The war in Afghanistan has not been carried out to its fullest and ground troops should be used, according to Strauss.

However, Anderson criticized the United States’ use of military power throughout the world by citing the recent controversy over the country’s opposition to an international court.

Anderson accused the U.S. of conducting a, “legal and global apartheid that would be threatened by a global court.”

He argued that the positions of both unilateralists and multilateralists in the United States are no longer as clear cut as in the past.

According to Anderson, there is hypocrisy in the U.S.’s intervention in countries hosting terrorists and its withdrawal from several treaties with other countries, including agreements about global warming and a ban on testing certain weapons.

A member of the audience, Ramon Bejar grad believed that Anderson placed too much of the blame on the U.S.

“I don’t think that there is an international organization that lacks hypocrisy,” Bejar said.

However, the U.S. “must feel more like a citizen of the world than like the gang boss of the world,” Anderson said.

Strauss also contended that the US must also alter its alliances with partner countries, making a smoother transition between the old ties formed during the Cold War and new agreements to combat, “Islamic fanaticism.”

Strauss claims that the alliances formed between the US and others must be altered to adjust to the post-Sept. 11th world.

Further addressing the nation’s relations with its allies, Bunce claimed that the U.S. has fostered renewed relationships with states such as Russia and Pakistan, whose domestic programs do not follow the U.S.’s ideals of democracy.
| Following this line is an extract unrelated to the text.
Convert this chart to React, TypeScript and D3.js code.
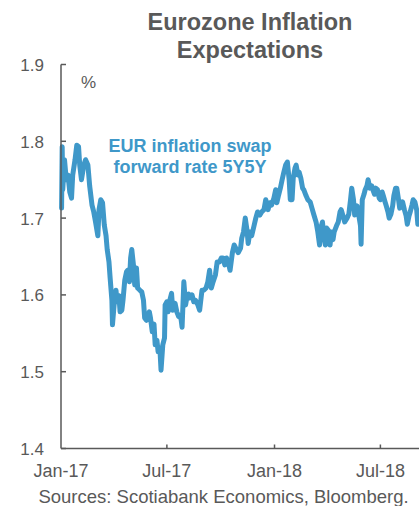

“If you are a friend of the United States, then [the U.S.] does not care about your domestic program. We care more about being friends than about political issues and that might be a costly trap to fall into,” Bunce said.

Another issue of security was America’s presence on military bases all over the world, Anderson said.

Military bases are located in several unstable countries, according to Anderson and are more vulnerable to attack than ever, even from military regimes supposedly friendly with the United States.

The discussion also shifted from the war on terror to the possibility of war in Iraq.

“Should we go to war with Iraq?” Strauss asked, then answered, “Saddam Hussein is a suicidal megalomaniac. He hates America and wants to harm it.”

Strauss claimed that Hussein would soon have the capability to work with outside terrorist groups, like Al Queda, to smuggle a weapon of mass destruction into the United States.

Prof. Maria Fanis, government, challenged Strauss.

“I think that you are collapsing two wars into one by using the legitimate cause for the war against terrorism to justify the war we want to start against Iraq. In my mind these are two different wars,” Fanis said.

Fanis suggested that forcing Hussein to accept the return of weapons inspectors might be an acceptable alternative.

“It would be very hard to ensure security with an inspections team,” Strauss said.

According to Strauss, Hussein has attempted to hide his programs for mass destruction and would do it again.

Another important issue was raised by a member of the audience.

Robin Messing, an employee in Olin Library asked the panel what would replace the principle of mutual assured destruction introduced during the Cold War.

The idea behind mutual assured destruction was that if the United States were to launch a nuclear attack on Russia, then Russia would retaliate immediately in kind. Many believe this principle helped prevent nuclear war.

“Who could we retaliate against? What replaces mutual assured destruction?” Messing asked.

“I don’t think we have one,” Bunce said. “Any kind of balanced system I cannot imagine.”